Por Tiago Angelo, Conjur – Integrantes do Ministério Público Federal não podem divulgar como notícia institucional informações que estão em segredo de Justiça. Com base nesse entendimento, o Conselho Nacional do Ministério Público aplicou nesta segunda-feira (19/12) a pena de suspensão de 30 dias ao ex-coordenador da “lava jato” do Rio de Janeiro, Eduardo El Hage.
Com a decisão, o procurador ficará impedido de participar por cinco anos de forças-tarefas, grupos especiais ou mesmo de ocupar cargos de confiança no Ministério Público Federal.
Segundo a maior parte do colegiado, houve divulgação de informações em segredo de Justiça. Venceu o voto divergente do conselheiro Daniel Carnio. Ele foi seguido por Rogério Magnus, Rodrigo Badaró, Jayme Oliveira, Oswaldo D’Albuquerque, Otavio Luiz Rodrigues Jr., Rinaldo Reis Lima e Engels Augusto Muniz.
De acordo com Carnio, o MPF do Rio divulgou a notícia sem que houvesse decisão judicial derrubando o sigilo de procedimentos que tramitavam em segredo. Ele também criticou a atuação dos procuradores. Para ele, a “lava jato” publicava denúncias como forma de instrumentalizar a opinião pública e pressionar o Judiciário contra alvos da operação.

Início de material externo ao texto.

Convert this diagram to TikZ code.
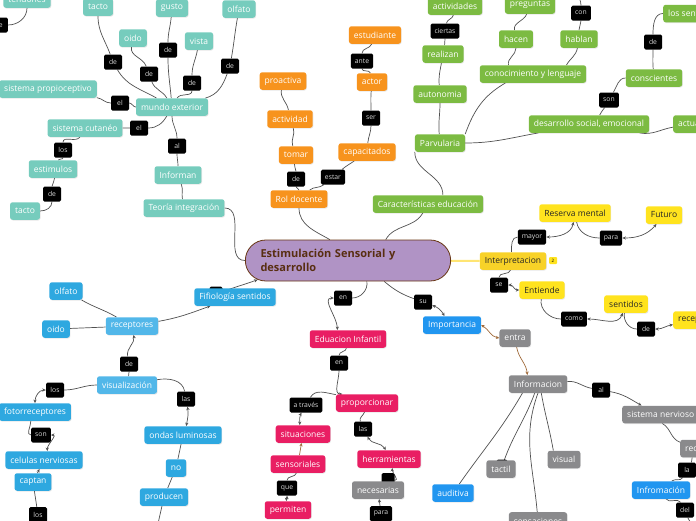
\documentclass[tikz,border=0pt]{standalone}
\usepackage{fontspec}
\setmainfont{Open Sans}
\usetikzlibrary{arrows.meta,shapes.misc,shadows}
\definecolor{mapteal}{HTML}{76CCBD}
\definecolor{maporange}{HTML}{F7931D}
\definecolor{mapgreen}{HTML}{7CBB42}
\definecolor{mapyellow}{HTML}{FFE31E}
\definecolor{mapgold}{HTML}{F8D228}
\definecolor{mapblue}{HTML}{2196F0}
\definecolor{mapsky}{HTML}{2EA8E0}
\definecolor{maplight}{HTML}{52B7E9}
\definecolor{mappink}{HTML}{E91E63}
\definecolor{mapgray}{HTML}{8A8A8C}
\definecolor{mappurple}{HTML}{B093C5}
\definecolor{mapbrown}{HTML}{683614}
\definecolor{maplink}{HTML}{505050}
\definecolor{mapbrlink}{HTML}{A06A3A}
\definecolor{mapyline}{HTML}{FFE573}
\pgfdeclarelayer{bg}
\pgfsetlayers{bg,main}

\begin{document}
\begin{tikzpicture}[x=1pt,y=-1pt,
  >={Stealth[length=3.5pt,width=3.2pt]},
  topic/.style={fill=#1,text=white,rounded corners=2.5pt,
    font=\fontsize{8.5}{10}\selectfont,inner xsep=5pt,inner ysep=0pt,
    minimum height=17.5pt,
    drop shadow={shadow xshift=0.6pt,shadow yshift=-0.8pt,opacity=0.2}},
  ytopic/.style={topic=#1,text=black!85},
  lbl/.style={fill=black,text=white!85!black,rounded corners=1.5pt,
    font=\fontsize{6.8}{8}\selectfont,inner xsep=4pt,inner ysep=0pt,
    minimum height=15pt,minimum width=18pt},
  central/.style={rounded rectangle,fill=mappurple,draw=mapbrown,
    line width=0.8pt,text=mapbrown!85!black,
    font=\fontsize{11}{13.5}\selectfont\bfseries,
    minimum width=212pt,minimum height=41pt,text width=175pt,align=left},
  link/.style={draw=maplink,line width=0.7pt},
  brlink/.style={draw=mapbrlink,line width=0.7pt},
  yline/.style={draw=mapyline,line width=2pt}
]
\useasboundingbox (0,0) rectangle (696,520);

\node[central] (central) at (348,260.5) {Estimulación Sensorial y\\desarrollo};

\node[topic=mapteal] (tendones) at (27,-1) {tendones};
\node[lbl,anchor=east] (dTend) at (8,25) {de};
\node[topic=mapteal] (tactoSup) at (98,7) {tacto};
\node[topic=mapteal] (gusto) at (172,8) {gusto};
\node[topic=mapteal] (olfatoSup) at (239,9) {olfato};
\node[topic=mapteal] (oidoSup) at (133,38) {oido};
\node[topic=mapteal] (vista) at (199,41) {vista};
\node[lbl] (dTacto) at (113,62) {de};
\node[lbl] (dOido) at (149,74) {de};
\node[lbl] (dGusto) at (168,50) {de};
\node[lbl] (dVista) at (192,83) {de};
\node[lbl] (dOlfato) at (230,66) {de};
\node[topic=mapteal] (mundo) at (172,107) {mundo exterior};
\node[topic=mapteal] (propio) at (48,89) {sistema propioceptivo};
\node[lbl] (elProp) at (120,103) {el};
\node[lbl] (elCut) at (139,128) {el};
\node[topic=mapteal] (cutaneo) at (85,128) {sistema cutanéo};
\node[lbl] (losEst) at (63,150) {los};
\node[topic=mapteal] (estimulos) at (53,169) {estimulos};
\node[lbl] (deEst) at (52,194) {de};
\node[topic=mapteal] (tactoInf) at (25,211) {tacto};
\node[lbl] (alInf) at (177,146) {al};
\node[topic=mapteal] (informan) at (178,175) {Informan};
\node[topic=mapteal] (teoria) at (184,208) {Teoría integración};

\node[topic=maporange] (estudiante) at (375,35) {estudiante};
\node[lbl] (anteL) at (362,61) {ante};
\node[topic=maporange] (actor) at (372,82) {actor};
\node[lbl] (serL) at (371,118) {ser};
\node[topic=maporange] (capacitados) at (367,152) {capacitados};
\node[lbl] (estarL) at (333,177) {estar};
\node[topic=maporange] (proactiva) at (283,81) {proactiva};
\node[topic=maporange] (actividad) at (290,119) {actividad};
\node[topic=maporange] (tomar) at (296,155) {tomar};
\node[lbl] (deRol) at (296,179) {de};
\node[topic=maporange] (rol) at (299,199) {Rol docente};

\node[topic=mapgreen] (actividades) at (455,6) {actividades};
\node[lbl] (ciertasL) at (445,31) {ciertas};
\node[topic=mapgreen] (realizan) at (443,54) {realizan};
\node[topic=mapgreen] (autonomia) at (440,94) {autonomia};
\node[topic=mapgreen] (parvularia) at (440,143) {Parvularia};
\node[topic=mapgreen] (caract) at (428,204) {Características educación};
\node[topic=mapgreen] (preguntas) at (530,5) {preguntas};
\node[topic=mapgreen] (hacen) at (516,39) {hacen};
\node[lbl] (conL) at (581,13) {con};
\coordinate (conUp) at (578,-8);
\node[topic=mapgreen] (hablan) at (579,39) {hablan};
\node[topic=mapgreen] (conocimiento) at (533,74) {conocimiento y lenguaje};
\node[topic=mapgreen] (desarrollo) at (589,124) {desarrollo social, emocional};
\node[lbl] (sonL) at (609,100) {son};
\node[topic=mapgreen] (conscientes) at (654,78) {conscientes};
\node[lbl] (deSent) at (653,42) {de};
\node[topic=mapgreen,anchor=west] (lossentidos) at (663,13.5) {los sentidos};
\node[topic=mapgreen,anchor=west] (actu) at (673,124) {actuar};

\node[ytopic=mapgold] (interp) at (513,261) {Interpretacion};
\node[fill=mapyellow,rounded corners=1pt,inner sep=0pt,minimum width=8pt,
  minimum height=7pt,font=\fontsize{4.5}{5}\selectfont] (badge) at (553,260.5) {2};
\node[lbl] (mayorL) at (532,237) {mayor};
\node[ytopic=mapyellow] (reserva) at (575,213) {Reserva mental};
\node[lbl] (paraL) at (611,238) {para};
\node[ytopic=mapyellow] (futuro) at (664,215) {Futuro};
\node[lbl] (seL) at (499,285) {se};
\node[ytopic=mapyellow] (entiende) at (542,290) {Entiende};
\node[lbl] (comoL) at (574,319) {como};
\node[ytopic=mapyellow] (sentidos) at (626,304) {sentidos};
\node[lbl] (deRec) at (646,329) {de};
\node[ytopic=mapyellow,anchor=west] (receptoresY) at (673,320) {receptores};

\node[lbl,minimum width=13pt] (hidFifi) at (216,294) {};
\node[topic=mapsky] (fifi) at (235,297) {Fifiología sentidos};
\node[topic=maplight] (receptores) at (132,326) {receptores};
\node[topic=mapsky] (olfatoInf) at (66,291) {olfato};
\node[topic=mapsky] (oidoInf) at (56,329) {oido};
\node[lbl] (deRecep) at (129,364) {de};
\node[topic=maplight] (visualizacion) at (127,385) {visualización};
\node[lbl] (losFoto) at (55,390) {los};
\node[topic=mapsky] (fotorrec) at (35,412) {fotorreceptores};
\node[lbl] (sonCel) at (41,435) {son};
\node[topic=mapsky] (celulas) at (44,460) {celulas nerviosas};
\node[topic=mapsky] (captan) at (33,482) {captan};
\node[lbl,anchor=north] (losCap) at (38,507) {los};
\node[lbl] (lasOnd) at (186,399) {las};
\node[topic=mapsky] (ondas) at (183,435) {ondas luminosas};
\node[topic=mapsky] (no) at (176,468) {no};
\node[topic=mapsky] (producen) at (164,497) {producen};
\coordinate (prodDown) at (157,528);

\node[lbl] (enEdu) at (343,298) {en};
\node[topic=mappink] (eduinf) at (348,339) {Eduacion Infantil};
\node[lbl] (enProp) at (339,363) {en};
\node[topic=mappink] (proporcionar) at (367,403) {proporcionar};
\node[lbl] (atraves) at (306,405) {a través};
\node[topic=mappink] (situaciones) at (303,434) {situaciones};
\node[topic=mappink] (sensoriales) at (298,464) {sensoriales};
\node[lbl] (queL) at (287,488) {que};
\node[topic=mappink] (permiten) at (288,510) {permiten};
\node[lbl] (lasHer) at (363,429) {las};
\node[topic=mappink] (herramientas) at (389,459) {herramientas};
\node[lbl,minimum width=13pt] (hidHer) at (388,480.5) {};
\node[topic=mapgray] (necesarias) at (378,490) {necesarias};
\node[lbl,anchor=north] (paraNec) at (381,506) {para};

\node[lbl] (suL) at (423,302) {su};
\node[topic=mapblue] (importancia) at (452,325) {Importancia};
\node[topic=mapgray] (entra) at (515,338) {entra};
\node[topic=mapgray] (informacion) at (538,384) {Informacion};
\node[lbl] (alSis) at (601,390) {al};
\node[topic=mapgray,anchor=west] (sisnervioso) at (622,414.5) {sistema nervioso};
\node[topic=mapgray,anchor=west] (recibe) at (680,448.5) {recibe};
\node[lbl] (laInf) at (687,470) {la};
\node[topic=mapblue] (infromacion) at (661,490) {Infromación};
\node[lbl] (delL) at (685,510) {del};
\coordinate (delDown) at (694,528);
\node[topic=mapblue] (auditiva) at (453,493) {auditiva};
\node[lbl,minimum width=11pt] (hidTac) at (502,467) {};
\node[topic=mapgray] (tactil) at (501,469) {tactil};
\node[topic=mapgray] (visual) at (564,459.5) {visual};
\node[topic=mapgray,anchor=north] (sensaciones) at (538,512) {sensaciones};

\begin{pgfonlayer}{bg}
\draw[link] (tendones) to[out=-90,in=0] (dTend);
\draw[link] (tactoSup) to[out=-90,in=110] (dTacto) to[out=-60,in=150] (mundo);
\draw[link] (oidoSup) to[out=-100,in=110] (dOido) to[out=-70,in=120] (mundo);
\draw[link] (gusto) to[out=-95,in=90] (dGusto) to[out=-90,in=95] (mundo);
\draw[link] (vista) to[out=-100,in=90] (dVista) to[out=-90,in=60] (mundo);
\draw[link] (olfatoSup) to[out=-100,in=80] (dOlfato) to[out=-110,in=15] (mundo);
\draw[link] (propio) to[out=-10,in=180] (elProp) to[out=0,in=180] (mundo);
\draw[link] (mundo) to[out=-120,in=0] (elCut) to[out=180,in=0] (cutaneo);
\draw[link] (cutaneo) to[out=-120,in=90] (losEst) to[out=-90,in=60] (estimulos);
\draw[link] (estimulos) to[out=-80,in=90] (deEst) to[out=-90,in=0] (tactoInf);
\draw[link] (mundo) to[out=-90,in=90] (alInf) to[out=-90,in=90] (informan);
\draw[link] (informan) to[out=-70,in=100] (teoria);
\draw[link] (teoria) to[out=0,in=180] (central);

\draw[link] (estudiante) to[out=-110,in=90] (anteL) to[out=-90,in=100] (actor);
\draw[link] (actor) to[out=-95,in=90] (serL) to[out=-90,in=85] (capacitados);
\draw[link] (capacitados) to[out=-145,in=40] (estarL) to[out=-140,in=40] (rol);
\draw[link] (proactiva) to[out=-100,in=100] (actividad);
\draw[link] (actividad) to[out=-70,in=110] (tomar);
\draw[link] (tomar) to[out=-100,in=90] (deRol) to[out=-90,in=90] (rol);
\draw[link] (rol) to[out=-90,in=150] (central.131);

\draw[link] (realizan) to[out=80,in=-90] (ciertasL) to[out=80,in=-100] (actividades);
\draw[link] (autonomia) to[out=95,in=-100] (realizan);
\draw[link] (parvularia) to[out=95,in=-90] (autonomia);
\draw[link] (parvularia.south west) to[out=-90,in=90] (caract.31);
\draw[link] (caract) to[out=-120,in=60] (central.29);
\draw[link] (parvularia.north east) to[out=70,in=-150] (conocimiento.-162);
\draw[link] (parvularia) to[out=0,in=190] (desarrollo);
\draw[link] (conocimiento.160) to[out=100,in=-90] (hacen);
\draw[link] (hacen) to[out=100,in=-110] (preguntas);
\draw[link] (conocimiento.15) to[out=60,in=-100] (hablan);
\draw[link] (hablan) to[out=90,in=-90] (conL) to[out=90,in=-90] (conUp);
\draw[link] (desarrollo.40) to[out=70,in=-120] (sonL) to[out=60,in=180] (conscientes);
\draw[link] (conscientes) to[out=95,in=-90] (deSent) to[out=90,in=180] (lossentidos);
\draw[link] (desarrollo) to[out=-10,in=190] (actu);

\draw[yline] (central) -- (interp);
\draw[link,<->] (interp.100) to[out=90,in=180] (mayorL) to[out=0,in=-100] (reserva);
\draw[link,<->] (reserva.-80) to[out=-80,in=180] (paraL) to[out=0,in=-130] (futuro);
\draw[link,<->] (interp.-105) to[out=-100,in=90] (seL) to[out=0,in=180] (entiende);
\draw[link,<->] (entiende.-95) to[out=-100,in=180] (comoL) to[out=0,in=-110] (sentidos);
\draw[link,<->] (sentidos) to[out=-100,in=180] (deRec) to[out=0,in=190] (receptoresY);

\draw[link,->] (hidFifi) to[out=20,in=-160] (central.-168);
\draw[link,->] (receptores) to[out=10,in=-160] (fifi);
\draw[link] (receptores) to[out=150,in=-30] (olfatoInf);
\draw[link] (oidoInf) -- (receptores);
\draw[link,->] (visualizacion.80) to[out=90,in=-90] (deRecep) to[out=100,in=-80] (receptores);
\draw[link,<->] (visualizacion) to[out=180,in=0] (losFoto) to[out=180,in=90] (fotorrec);
\draw[link,<->] (fotorrec.-115) to[out=-90,in=180] (sonCel) to[out=0,in=90] (celulas.70);
\draw[link,->] (captan) -- (celulas);
\draw[link] (losCap) -- (captan);
\draw[link,<->] (visualizacion) to[out=10,in=100] (lasOnd) to[out=-80,in=80] (ondas.70);
\draw[link] (ondas) -- (no);
\draw[link] (no) -- (producen);
\draw[link] (producen) -- (prodDown);

\draw[link,<->] (central.-48) to[out=-80,in=0] (enEdu) to[out=180,in=90] (eduinf.140);
\draw[link,->] (eduinf.-100) to[out=-90,in=90] (enProp) to[out=-90,in=180] (proporcionar.160);
\draw[link,<->] (proporcionar.165) to[out=170,in=60] (atraves) to[out=-120,in=90] (situaciones.110);
\draw[brlink,->] (sensoriales) -- (situaciones);
\draw[link,<->] (sensoriales.-100) to[out=-100,in=90] (queL) to[out=-90,in=90] (permiten.100);
\draw[link,<->] (proporcionar.-105) to[out=-110,in=110] (lasHer) to[out=-60,in=120] (herramientas.110);
\draw[link,->] (hidHer) to[out=0,in=-90] (herramientas.-70);
\draw[link,->] (paraNec) -- (necesarias);

\draw[link,<->] (central.-30) to[out=-40,in=160] (suL) to[out=-20,in=120] (importancia.130);
\draw[brlink,<->] (importancia.east) to[out=-30,in=170] (entra.west);
\draw[brlink,->] (entra.-80) to[out=-80,in=95] (informacion.140);
\draw[link,->] (informacion) to[out=5,in=170] (alSis) to[out=-10,in=150] (sisnervioso.155);
\draw[link] (sisnervioso.-80) to[out=-30,in=160] (recibe);
\draw[link] (recibe) to[out=-120,in=60] (laInf) to[out=-120,in=40] (infromacion);
\draw[link] (infromacion) to[out=-60,in=120] (delL) to[out=-70,in=100] (delDown);
\draw[link] (informacion.-150) to[out=-120,in=55] (auditiva);
\draw[link] (informacion.-110) to[out=-110,in=70] (tactil);
\draw[link] (informacion.-90) to[out=-110,in=95] (sensaciones);
\draw[link] (informacion.-70) to[out=-80,in=100] (visual.140);
\end{pgfonlayer}
\end{tikzpicture}
\end{document}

“Pelo que pude perceber, essa violação se insere em um contexto que torna a situação mais grave, porque se mostra um padrão em outras forças-tarefas: a divulgação da denúncia antes de qualquer decisão do judiciário como forma de instrumentalizar a opinião pública e pressionar o Poder Judiciário. Essa violação se insere dentro deste contexto. Isso afeta sim a dignidade da função do MP e da Justiça”, disse.
“Por conta da aplicação concreta do princípio da igualdade, penso que devemos excluir a pena de demissão e limitar a todos a pena menor”. Com isso, a pena de demissão foi convertida em suspensão.
Os demais procuradores e a promotora de Sergipe foram absolvidos. O CNMP entendeu que não há evidências de que eles participaram da divulgação da notícia.
“Houve violação de sigilo. As investigações corriam sob sigilo, a denúncia foi originada no bojo dessas investigações. Não cabe ao MP decidir se levanta ou não o sigilo. Houve a divulgação dessa denúncia antes que houvesse qualquer decisão judicial [levantando o sigilo]”, prosseguiu Carnio.
Voto relator
Para o relator do caso, Ângelo Fabiano, não houve a divulgação de informação em segredo. O conselheiro entendeu que a notícia divulgada no site da Procuradoria da República no Rio se restringiu a narrar a denúncia, enquanto estavam em sigilo só as investigações.
Ele, no entanto, votou pela aplicação da pena de censura contra El Hage e Gabriela porque o conteúdo da notícia fazia juízo de valor contra os denunciados e induzia o leitor a entender que os políticos eram culpados antes mesmo de haver qualquer decisão condenatória.
“Os termos incisivos utilizados contribuem para que o leitor comum atribua aos denunciados grau de culpa incompatível com o estágio das apurações. Ademais, verifica-se que o momento escolhido para a divulgação causou toda a confusão, gerando inclusive o entendimento de revelação de assunto sigiloso, que poderia ser evitado sem qualquer prejuízo ao interesse público se os processados tivessem aguardado o recebimento da peça acusatória”, afirmou.
Ele sugeriu que a Procuradoria-Geral da República uniformize em todo o país um modelo de comunicação em que não haja juízo de valor sobre investigados e que não induza o leitor à antecipação de culpa.
O caso
Membros do MP que atuavam na “lava jato” denunciaram os senadores do MDB Romero Jucá, Edison Lobão e seu filho Márcio Lobão, em março de 2016, por supostos crimes na construção da Usina Angra 3. À época, havia medidas cautelares sigilosas em andamento. Porém, após um dia, o site do MPF noticiou o oferecimento e detalhes das denúncias. A Justiça Federal no Rio reforçou o sigilo dos processos poucos dias depois.
Em junho de 2021, a Corregedoria Nacional do Ministério Público propôs a abertura de processo administrativo disciplinar (PAD) contra os envolvidos. Segundo o órgão, os lavajatistas descumpriram o seu dever de sigilo ao fornecer os dados das denúncias à assessoria de imprensa do MPF.
A defesa dos denunciados, feita pelo advogado Fabio Medina Osório, argumenta que a própria investigação dos então senadores estava sob sigilo desde 2017. Já a defesa dos procuradores no processo, a cargo do advogado Saul Tourinho Leal, alega que a juíza do caso afirmou não haver decretação de sigilo.